Research Article
Measuring Financial Efficiency of Automobile Parts Companies Using Directional Distance Functions
1 Hanyang University
Published: January 2017 · Vol. 46 No. 5 · pp. 1427-1444
DOI: https://doi.org/10.17287/kmr.2017.46.5.1427
Full Text
Abstract
In this study, we analyzed the financial efficiency of 33 domestic automobile parts manufacturing companies using directional distance function including harmful output. In addition, a new ratio indicator based on the efficiency measurement method is presented by presenting the optimum financial efficiency ratio within the group. As a result of the efficiency analysis, the average financial efficiency of 33 automobile body parts manufacturing companies is about 89.55% and the standard deviation is about 12.07%, which is considered to have good overall financial efficiency. However, it is judged that there is a difference in the degree of financial efficiency between companies is significant.
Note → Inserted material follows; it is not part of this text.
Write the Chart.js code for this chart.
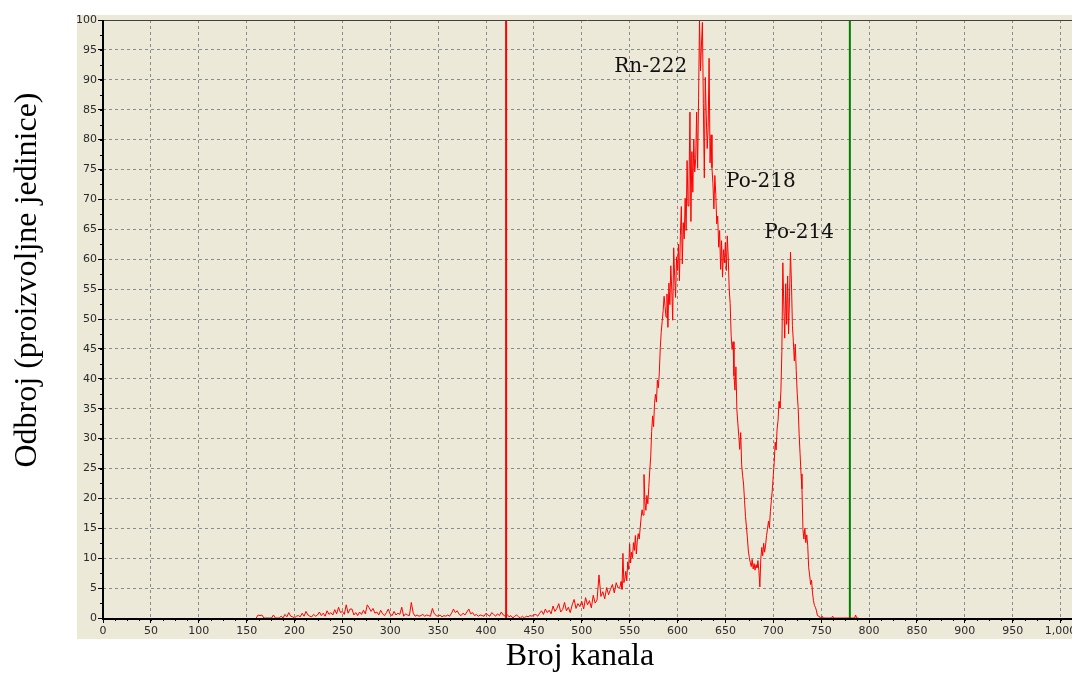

In addition, a total of 15 companies showed efficiency scores of less than 90%, suggesting that about 45% of companies need to improve their financial efficiency. In the analysis of the financial efficiency ratio, which is a ratio of the target value to the improvement target of inputs and output variables, the total of 13 companies with financial efficiency shows a very good index in terms of operating profitability and asset profitability. Relatively, the debt-to-equity ratio of the financial stability index is slightly higher than the overall average. It is expected that the ratio of relative financial efficiency in the group can be used as an additional indicator when analyzing the financial efficiency of the company by deriving the result which is different from the theoretical judgment that the superior financial stability index is usually more efficient in terms of financial efficiency. The DEA model used in previous researches is difficult to analyze the financial efficiency by reflecting the output characteristics of the downward indicator that the financial efficiency becomes lower as the value becomes higher like the debt. In this study, we focused on this point and analyzed the efficiency by defining it as harmful output which negatively affects the business performance such as debt among the output. In the future, we will be able to present direct efficiency improvement direction and target value to the manager through the analysis of relative financial efficiency ratio presented in this study.